SET EXERCISE
Output the full listing below exactly as it reads, and skip anything that is a picture.

SUPPLIED MATERIAL
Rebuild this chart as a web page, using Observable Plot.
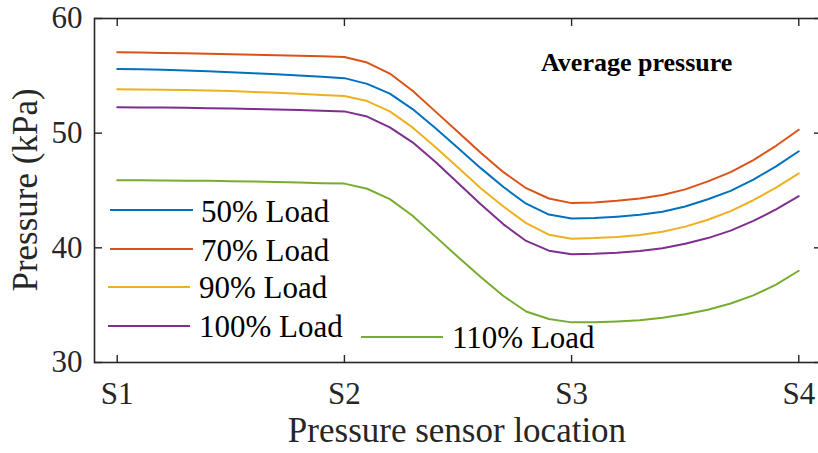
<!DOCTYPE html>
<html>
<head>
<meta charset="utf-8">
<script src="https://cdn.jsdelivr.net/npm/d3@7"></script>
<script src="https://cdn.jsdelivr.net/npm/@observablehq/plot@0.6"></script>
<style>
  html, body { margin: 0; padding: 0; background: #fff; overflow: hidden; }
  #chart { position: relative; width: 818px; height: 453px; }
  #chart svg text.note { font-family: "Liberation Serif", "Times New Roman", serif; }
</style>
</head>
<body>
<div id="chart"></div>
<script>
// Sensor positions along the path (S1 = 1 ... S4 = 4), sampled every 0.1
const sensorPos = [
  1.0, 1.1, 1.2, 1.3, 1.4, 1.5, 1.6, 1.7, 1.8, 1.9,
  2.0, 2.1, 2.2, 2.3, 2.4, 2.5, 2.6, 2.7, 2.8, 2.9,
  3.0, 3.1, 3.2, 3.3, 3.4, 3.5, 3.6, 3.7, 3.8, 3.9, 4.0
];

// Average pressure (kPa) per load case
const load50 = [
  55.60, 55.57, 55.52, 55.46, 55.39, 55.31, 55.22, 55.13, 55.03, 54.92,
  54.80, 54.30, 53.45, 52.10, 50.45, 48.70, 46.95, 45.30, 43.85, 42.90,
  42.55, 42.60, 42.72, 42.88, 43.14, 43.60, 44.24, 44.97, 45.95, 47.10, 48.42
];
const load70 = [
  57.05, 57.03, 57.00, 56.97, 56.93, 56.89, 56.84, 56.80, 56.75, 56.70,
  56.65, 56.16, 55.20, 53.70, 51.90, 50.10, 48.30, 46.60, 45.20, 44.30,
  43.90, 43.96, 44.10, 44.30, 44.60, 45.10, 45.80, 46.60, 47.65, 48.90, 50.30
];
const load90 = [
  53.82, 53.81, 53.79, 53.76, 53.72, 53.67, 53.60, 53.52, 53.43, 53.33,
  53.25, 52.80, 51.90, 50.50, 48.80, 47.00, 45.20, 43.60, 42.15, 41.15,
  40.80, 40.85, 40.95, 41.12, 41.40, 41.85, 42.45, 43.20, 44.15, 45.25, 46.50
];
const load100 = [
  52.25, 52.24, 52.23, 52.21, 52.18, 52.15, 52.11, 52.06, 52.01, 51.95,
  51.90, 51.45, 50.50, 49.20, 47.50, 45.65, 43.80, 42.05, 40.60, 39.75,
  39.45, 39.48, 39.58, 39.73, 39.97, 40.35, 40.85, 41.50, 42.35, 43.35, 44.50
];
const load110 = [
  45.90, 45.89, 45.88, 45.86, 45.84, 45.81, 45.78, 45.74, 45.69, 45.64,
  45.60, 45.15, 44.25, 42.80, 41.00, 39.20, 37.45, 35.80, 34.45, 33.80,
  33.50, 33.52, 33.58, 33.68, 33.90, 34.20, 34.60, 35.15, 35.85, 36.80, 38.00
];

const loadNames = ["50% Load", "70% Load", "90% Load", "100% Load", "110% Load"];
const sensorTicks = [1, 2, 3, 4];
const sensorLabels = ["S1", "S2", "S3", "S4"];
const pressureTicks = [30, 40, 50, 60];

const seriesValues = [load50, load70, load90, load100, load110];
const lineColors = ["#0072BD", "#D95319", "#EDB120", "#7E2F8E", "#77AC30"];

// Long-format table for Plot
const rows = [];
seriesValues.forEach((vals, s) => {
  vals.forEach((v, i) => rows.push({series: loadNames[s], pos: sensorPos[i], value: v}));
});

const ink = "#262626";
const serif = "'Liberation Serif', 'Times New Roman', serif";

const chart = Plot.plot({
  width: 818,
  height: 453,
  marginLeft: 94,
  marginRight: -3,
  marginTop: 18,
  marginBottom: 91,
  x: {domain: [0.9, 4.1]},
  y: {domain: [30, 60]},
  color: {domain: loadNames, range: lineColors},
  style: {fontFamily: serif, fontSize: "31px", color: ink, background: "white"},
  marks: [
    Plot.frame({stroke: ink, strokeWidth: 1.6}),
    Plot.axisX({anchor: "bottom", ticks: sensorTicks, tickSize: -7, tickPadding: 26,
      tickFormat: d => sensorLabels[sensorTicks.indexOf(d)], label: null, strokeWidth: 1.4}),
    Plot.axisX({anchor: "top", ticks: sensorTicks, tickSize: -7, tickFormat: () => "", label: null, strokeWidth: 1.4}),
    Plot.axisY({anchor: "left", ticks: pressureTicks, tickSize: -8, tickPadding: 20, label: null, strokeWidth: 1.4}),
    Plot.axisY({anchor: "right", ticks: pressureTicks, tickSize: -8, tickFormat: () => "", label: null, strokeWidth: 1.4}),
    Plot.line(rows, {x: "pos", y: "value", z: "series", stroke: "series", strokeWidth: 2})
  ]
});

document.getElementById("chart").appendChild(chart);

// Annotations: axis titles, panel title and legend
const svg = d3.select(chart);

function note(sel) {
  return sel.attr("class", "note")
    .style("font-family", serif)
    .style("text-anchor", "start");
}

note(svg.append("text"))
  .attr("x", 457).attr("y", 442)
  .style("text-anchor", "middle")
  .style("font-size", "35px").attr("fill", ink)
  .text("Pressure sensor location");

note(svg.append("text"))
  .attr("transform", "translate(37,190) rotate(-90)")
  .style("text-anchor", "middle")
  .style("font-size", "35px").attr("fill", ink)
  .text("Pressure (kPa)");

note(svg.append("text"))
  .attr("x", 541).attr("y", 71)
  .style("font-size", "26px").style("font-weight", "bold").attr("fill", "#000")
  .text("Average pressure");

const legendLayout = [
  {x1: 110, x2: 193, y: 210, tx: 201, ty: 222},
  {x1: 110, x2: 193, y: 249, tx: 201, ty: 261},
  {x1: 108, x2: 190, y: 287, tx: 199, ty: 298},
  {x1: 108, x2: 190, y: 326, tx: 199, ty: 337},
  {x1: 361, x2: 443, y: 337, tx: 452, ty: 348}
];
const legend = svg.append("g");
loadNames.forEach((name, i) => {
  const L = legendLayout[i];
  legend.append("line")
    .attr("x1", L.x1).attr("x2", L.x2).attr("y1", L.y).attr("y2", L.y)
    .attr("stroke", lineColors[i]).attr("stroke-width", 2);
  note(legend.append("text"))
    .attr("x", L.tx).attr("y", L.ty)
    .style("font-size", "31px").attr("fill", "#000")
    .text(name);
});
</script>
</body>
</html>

COMPLETE OUTPUT
Rebuild this chart as a web page, using Observable Plot.
<!DOCTYPE html>
<html>
<head>
<meta charset="utf-8">
<script src="https://cdn.jsdelivr.net/npm/d3@7"></script>
<script src="https://cdn.jsdelivr.net/npm/@observablehq/plot@0.6"></script>
<style>
  html, body { margin: 0; padding: 0; background: #fff; overflow: hidden; }
  #chart { position: relative; width: 818px; height: 453px; }
  #chart svg text.note { font-family: "Liberation Serif", "Times New Roman", serif; }
</style>
</head>
<body>
<div id="chart"></div>
<script>
// Sensor positions along the path (S1 = 1 ... S4 = 4), sampled every 0.1
const sensorPos = [
  1.0, 1.1, 1.2, 1.3, 1.4, 1.5, 1.6, 1.7, 1.8, 1.9,
  2.0, 2.1, 2.2, 2.3, 2.4, 2.5, 2.6, 2.7, 2.8, 2.9,
  3.0, 3.1, 3.2, 3.3, 3.4, 3.5, 3.6, 3.7, 3.8, 3.9, 4.0
];

// Average pressure (kPa) per load case
const load50 = [
  55.60, 55.57, 55.52, 55.46, 55.39, 55.31, 55.22, 55.13, 55.03, 54.92,
  54.80, 54.30, 53.45, 52.10, 50.45, 48.70, 46.95, 45.30, 43.85, 42.90,
  42.55, 42.60, 42.72, 42.88, 43.14, 43.60, 44.24, 44.97, 45.95, 47.10, 48.42
];
const load70 = [
  57.05, 57.03, 57.00, 56.97, 56.93, 56.89, 56.84, 56.80, 56.75, 56.70,
  56.65, 56.16, 55.20, 53.70, 51.90, 50.10, 48.30, 46.60, 45.20, 44.30,
  43.90, 43.96, 44.10, 44.30, 44.60, 45.10, 45.80, 46.60, 47.65, 48.90, 50.30
];
const load90 = [
  53.82, 53.81, 53.79, 53.76, 53.72, 53.67, 53.60, 53.52, 53.43, 53.33,
  53.25, 52.80, 51.90, 50.50, 48.80, 47.00, 45.20, 43.60, 42.15, 41.15,
  40.80, 40.85, 40.95, 41.12, 41.40, 41.85, 42.45, 43.20, 44.15, 45.25, 46.50
];
const load100 = [
  52.25, 52.24, 52.23, 52.21, 52.18, 52.15, 52.11, 52.06, 52.01, 51.95,
  51.90, 51.45, 50.50, 49.20, 47.50, 45.65, 43.80, 42.05, 40.60, 39.75,
  39.45, 39.48, 39.58, 39.73, 39.97, 40.35, 40.85, 41.50, 42.35, 43.35, 44.50
];
const load110 = [
  45.90, 45.89, 45.88, 45.86, 45.84, 45.81, 45.78, 45.74, 45.69, 45.64,
  45.60, 45.15, 44.25, 42.80, 41.00, 39.20, 37.45, 35.80, 34.45, 33.80,
  33.50, 33.52, 33.58, 33.68, 33.90, 34.20, 34.60, 35.15, 35.85, 36.80, 38.00
];

const loadNames = ["50% Load", "70% Load", "90% Load", "100% Load", "110% Load"];
const sensorTicks = [1, 2, 3, 4];
const sensorLabels = ["S1", "S2", "S3", "S4"];
const pressureTicks = [30, 40, 50, 60];

const seriesValues = [load50, load70, load90, load100, load110];
const lineColors = ["#0072BD", "#D95319", "#EDB120", "#7E2F8E", "#77AC30"];

// Long-format table for Plot
const rows = [];
seriesValues.forEach((vals, s) => {
  vals.forEach((v, i) => rows.push({series: loadNames[s], pos: sensorPos[i], value: v}));
});

const ink = "#262626";
const serif = "'Liberation Serif', 'Times New Roman', serif";

const chart = Plot.plot({
  width: 818,
  height: 453,
  marginLeft: 94,
  marginRight: -3,
  marginTop: 18,
  marginBottom: 91,
  x: {domain: [0.9, 4.1]},
  y: {domain: [30, 60]},
  color: {domain: loadNames, range: lineColors},
  style: {fontFamily: serif, fontSize: "31px", color: ink, background: "white"},
  marks: [
    Plot.frame({stroke: ink, strokeWidth: 1.6}),
    Plot.axisX({anchor: "bottom", ticks: sensorTicks, tickSize: -7, tickPadding: 26,
      tickFormat: d => sensorLabels[sensorTicks.indexOf(d)], label: null, strokeWidth: 1.4}),
    Plot.axisX({anchor: "top", ticks: sensorTicks, tickSize: -7, tickFormat: () => "", label: null, strokeWidth: 1.4}),
    Plot.axisY({anchor: "left", ticks: pressureTicks, tickSize: -8, tickPadding: 20, label: null, strokeWidth: 1.4}),
    Plot.axisY({anchor: "right", ticks: pressureTicks, tickSize: -8, tickFormat: () => "", label: null, strokeWidth: 1.4}),
    Plot.line(rows, {x: "pos", y: "value", z: "series", stroke: "series", strokeWidth: 2})
  ]
});

document.getElementById("chart").appendChild(chart);

// Annotations: axis titles, panel title and legend
const svg = d3.select(chart);

function note(sel) {
  return sel.attr("class", "note")
    .style("font-family", serif)
    .style("text-anchor", "start");
}

note(svg.append("text"))
  .attr("x", 457).attr("y", 442)
  .style("text-anchor", "middle")
  .style("font-size", "35px").attr("fill", ink)
  .text("Pressure sensor location");

note(svg.append("text"))
  .attr("transform", "translate(37,190) rotate(-90)")
  .style("text-anchor", "middle")
  .style("font-size", "35px").attr("fill", ink)
  .text("Pressure (kPa)");

note(svg.append("text"))
  .attr("x", 541).attr("y", 71)
  .style("font-size", "26px").style("font-weight", "bold").attr("fill", "#000")
  .text("Average pressure");

const legendLayout = [
  {x1: 110, x2: 193, y: 210, tx: 201, ty: 222},
  {x1: 110, x2: 193, y: 249, tx: 201, ty: 261},
  {x1: 108, x2: 190, y: 287, tx: 199, ty: 298},
  {x1: 108, x2: 190, y: 326, tx: 199, ty: 337},
  {x1: 361, x2: 443, y: 337, tx: 452, ty: 348}
];
const legend = svg.append("g");
loadNames.forEach((name, i) => {
  const L = legendLayout[i];
  legend.append("line")
    .attr("x1", L.x1).attr("x2", L.x2).attr("y1", L.y).attr("y2", L.y)
    .attr("stroke", lineColors[i]).attr("stroke-width", 2);
  note(legend.append("text"))
    .attr("x", L.tx).attr("y", L.ty)
    .style("font-size", "31px").attr("fill", "#000")
    .text(name);
});
</script>
</body>
</html>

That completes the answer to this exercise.